Murphy and Eva are recognizable types, almost verging towards parody, only to be brought back to size by jewel-like moments of deeper characterization. They’re the kind of people who are highly-educated, well-meaning, liberal-leftish NPR listeners, who drive a Prius, who consider themselves open-minded secular humanists, who balance their desire—and ambivalence—towards having a child with whether it’s ethical to have a child when everything is on fire, either literally or figuratively. They’re the kind of people who believe sincerely in “returning to a natural way of living”, but who also may have just read that slogan on a box of raisins—grudgingly accepting of their lives under mass media advertising, while trying to claim originality and sincerity. But the moments where Thier suspends his gentle skewering of the sorts of people Murphy and Eva represent are genuinely wonderful, as when Murphy randomly encounters his younger self in Arizona, a place he’d once visited when he was younger, and attempts to pass on some wisdom but ends up getting schooled. Murphy, a more anxious soul than Eva, is incredibly relatable as he tries to square with the idea that he should have something to offer a more naïve version of himself but that he ultimately doesn’t have the kind of answers he wishes he did.

Following the path of Murphy and Eva’s cross-country road trip, The World Is a Narrow Bridge is a purposefully meandering read. Good Omens hurtles towards the aversion of a fiery end of the world; The World Is a Narrow Bridge, however, is as rudderless as its characters in search of something meaningful. It tells a story about wandering aimlessly while literally wandering and digressing in a narrative sense, dipping and curving along pathways of thought and philosophy, jumping among seeming non sequiturs that charm as often as they frustrate. You have to almost take it paragraph by paragraph, accepting that you’ll go from a chunk of text about Eva and Murphy in a motel to a mini-explainer of some of the steps involved in opening up your own motel, down to the price on each mattress if you order them in bulk. The structure of the prose matches the plot of the story, which is stylistically clever but doesn’t translate into seamless enjoyment.
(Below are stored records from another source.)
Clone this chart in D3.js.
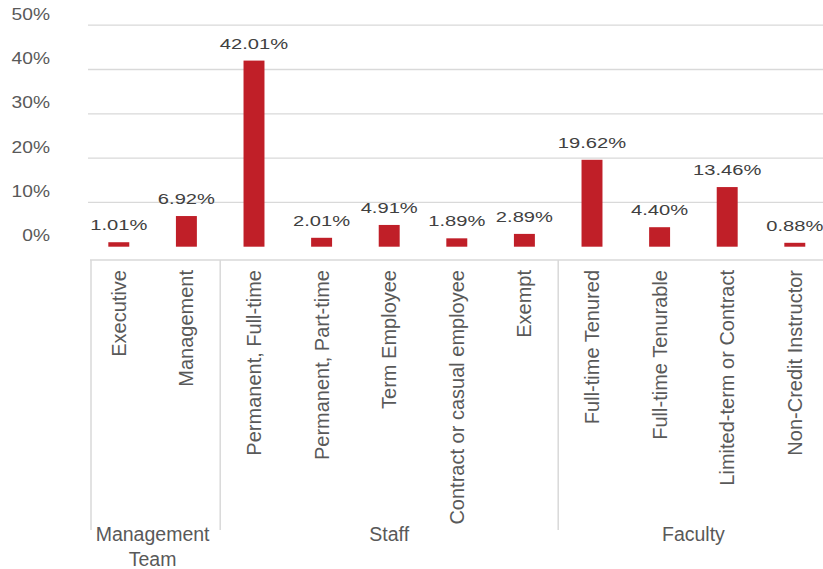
<!DOCTYPE html>
<html>
<head>
<meta charset="utf-8">
<script src="https://cdn.jsdelivr.net/npm/d3@7"></script>
<style>
    body { margin: 0; background: #fff; }
    svg { display: block; font-family: "Liberation Sans", Arial, sans-serif; }
</style>
</head>
<body>
<div id="employee_chart"></div>
<script>
// values
const categories = ["Executive", "Management", "Permanent, Full-time", "Permanent, Part-time",
    "Term Employee", "Contract or casual employee", "Exempt", "Full-time Tenured",
    "Full-time Tenurable", "Limited-term or Contract", "Non-Credit Instructor"];
const shares = [1.01, 6.92, 42.01, 2.01, 4.91, 1.89, 2.89, 19.62, 4.40, 13.46, 0.88];
const groupNames = ["Management Team", "Staff", "Faculty"];
const groupSizes = [2, 5, 4];
const yTicks = [0, 10, 20, 30, 40, 50];

class EmployeeChart {

    constructor(element_id) {
        this.width = 823;
        this.height = 569;
        this.bar_color = "#c01f28";
        this.grid_color = "#d9d9d9";
        this.text_color = "#595959";

        // category bands, one per bar
        this.x = d3.scaleBand()
            .domain(d3.range(categories.length))
            .range([85, 85 + 67.6 * categories.length])
            .paddingInner(0.69)
            .paddingOuter(0.345);

        this.y = d3.scaleLinear()
            .domain([0, 50])
            .range([246.7, 25.2]);

        this.axis_y = 260;   // category axis sits a little under the bars
        this.sep_bottom = 530;

        this.svg = d3.select("#" + element_id)
            .append("svg")
            .attr("width", this.width)
            .attr("height", this.height);

        this.drawGrid();
        this.drawBars();
        this.drawCategoryAxis();
    }

    drawGrid() {
        const y = this.y;

        this.svg.append("g")
            .selectAll("line")
            .data(yTicks.filter(d => d > 0))
            .join("line")
            .attr("x1", 88)
            .attr("x2", this.width)
            .attr("y1", d => y(d))
            .attr("y2", d => y(d))
            .attr("stroke", this.grid_color)
            .attr("stroke-width", 1.3);

        this.svg.append("g")
            .attr("font-size", 16)
            .attr("fill", this.text_color)
            .selectAll("text")
            .data(yTicks)
            .join("text")
            .attr("text-anchor", "end")
            .attr("dy", "0.35em")
            .attr("transform", d => `translate(50,${y(d) - 11}) scale(1.2,1)`)
            .text(d => d + "%");
    }

    drawBars() {
        const x = this.x, y = this.y;

        this.svg.append("g")
            .selectAll("rect")
            .data(shares)
            .join("rect")
            .attr("fill", this.bar_color)
            .attr("x", (d, i) => x(i))
            .attr("y", d => y(d))
            .attr("width", x.bandwidth())
            .attr("height", d => y(0) - y(d));

        this.svg.append("g")
            .attr("font-size", 15.5)
            .attr("fill", "#404040")
            .attr("text-anchor", "middle")
            .selectAll("text")
            .data(shares)
            .join("text")
            .attr("transform", (d, i) =>
                `translate(${x(i) + x.bandwidth() / 2},${y(d) - 12}) scale(1.3,1)`)
            .text(d => d3.format(".2f")(d) + "%");
    }

    drawCategoryAxis() {
        const x = this.x;
        const step = x.step();
        const left = x.range()[0];

        this.svg.append("line")
            .attr("x1", left + 5)
            .attr("x2", this.width)
            .attr("y1", this.axis_y)
            .attr("y2", this.axis_y)
            .attr("stroke", this.grid_color)
            .attr("stroke-width", 1.3);

        // rotated category names
        this.svg.append("g")
            .attr("font-size", 20)
            .attr("fill", this.text_color)
            .attr("text-anchor", "end")
            .selectAll("text")
            .data(categories)
            .join("text")
            .attr("transform", (d, i) =>
                `translate(${x(i) + x.bandwidth() / 2},270) rotate(-90)`)
            .attr("dy", "0.35em")
            .text(d => d);

        // group separators and group names
        const starts = d3.cumsum([0].concat(groupSizes.slice(0, -1)));
        const groups = groupNames.map((name, i) => ({
            name: name,
            start: starts[i],
            size: groupSizes[i]
        }));

        this.svg.append("g")
            .selectAll("line")
            .data(groups)
            .join("line")
            .attr("x1", d => left + d.start * step + (d.start == 0 ? 6 : 0))
            .attr("x2", d => left + d.start * step + (d.start == 0 ? 6 : 0))
            .attr("y1", this.axis_y)
            .attr("y2", this.sep_bottom)
            .attr("stroke", this.grid_color)
            .attr("stroke-width", 1.5);

        const labels = this.svg.append("g")
            .attr("font-size", 19.5)
            .attr("fill", this.text_color)
            .attr("text-anchor", "middle")
            .selectAll("text")
            .data(groups)
            .join("text")
            .attr("x", d => left + (d.start + d.size / 2) * step)
            .attr("y", 541);

        labels.selectAll("tspan")
            .data(d => {
                const words = d.name.split(" ");
                return words.length > 1 ? [words.slice(0, -1).join(" "), words[words.length - 1]] : words;
            })
            .join("tspan")
            .attr("x", function() { return d3.select(this.parentNode).attr("x"); })
            .attr("dy", (d, i) => i == 0 ? 0 : 24.5)
            .text(d => d);
    }
}

function whenDocumentLoaded(action) {
    if (document.readyState === "loading") {
        document.addEventListener("DOMContentLoaded", action);
    } else {
        action();
    }
}

whenDocumentLoaded(() => {
    new EmployeeChart("employee_chart");
});
</script>
</body>
</html>
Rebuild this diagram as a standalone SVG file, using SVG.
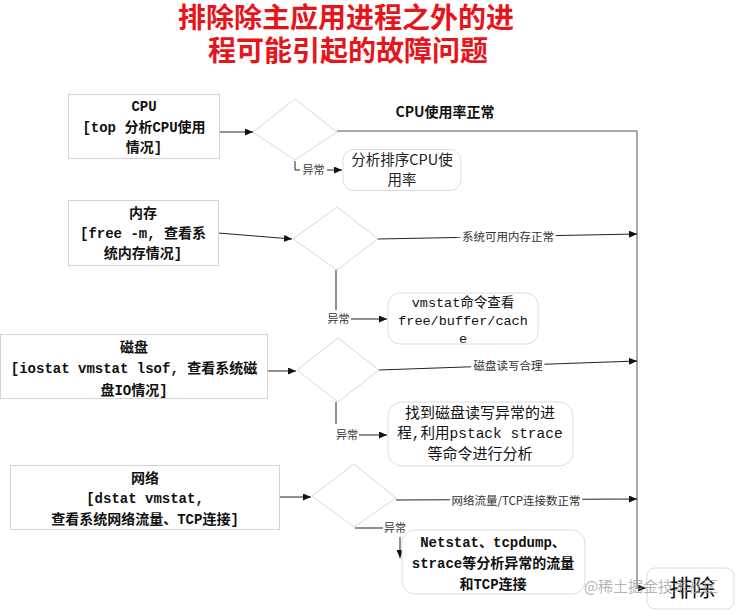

And yet the way Thier structures his narrative also simulates the experience of being continually distracted with the great glut of information beaming into our heads via social media and 24-hour cable news, branching off from the storyline into small digressions of partially related or tangentially linked factoids, or rhetorical questions. Trying to read The World Is a Narrow Bridge for the plotline alone, then, mirrors the effects of trying to read or focus on anything for a prolonged period of time; we get distracted, we click on interesting hyperlinks that open another tab or window, meaning that we continually lose the thread and must click back to where we were hoping to go in the first place. Thier’s novel carries out this function in a literal way, as if acknowledging our short attention spans, knowing that we might be distracted by something while reading, so he might as well provide the distraction anyway before guiding us back to the point.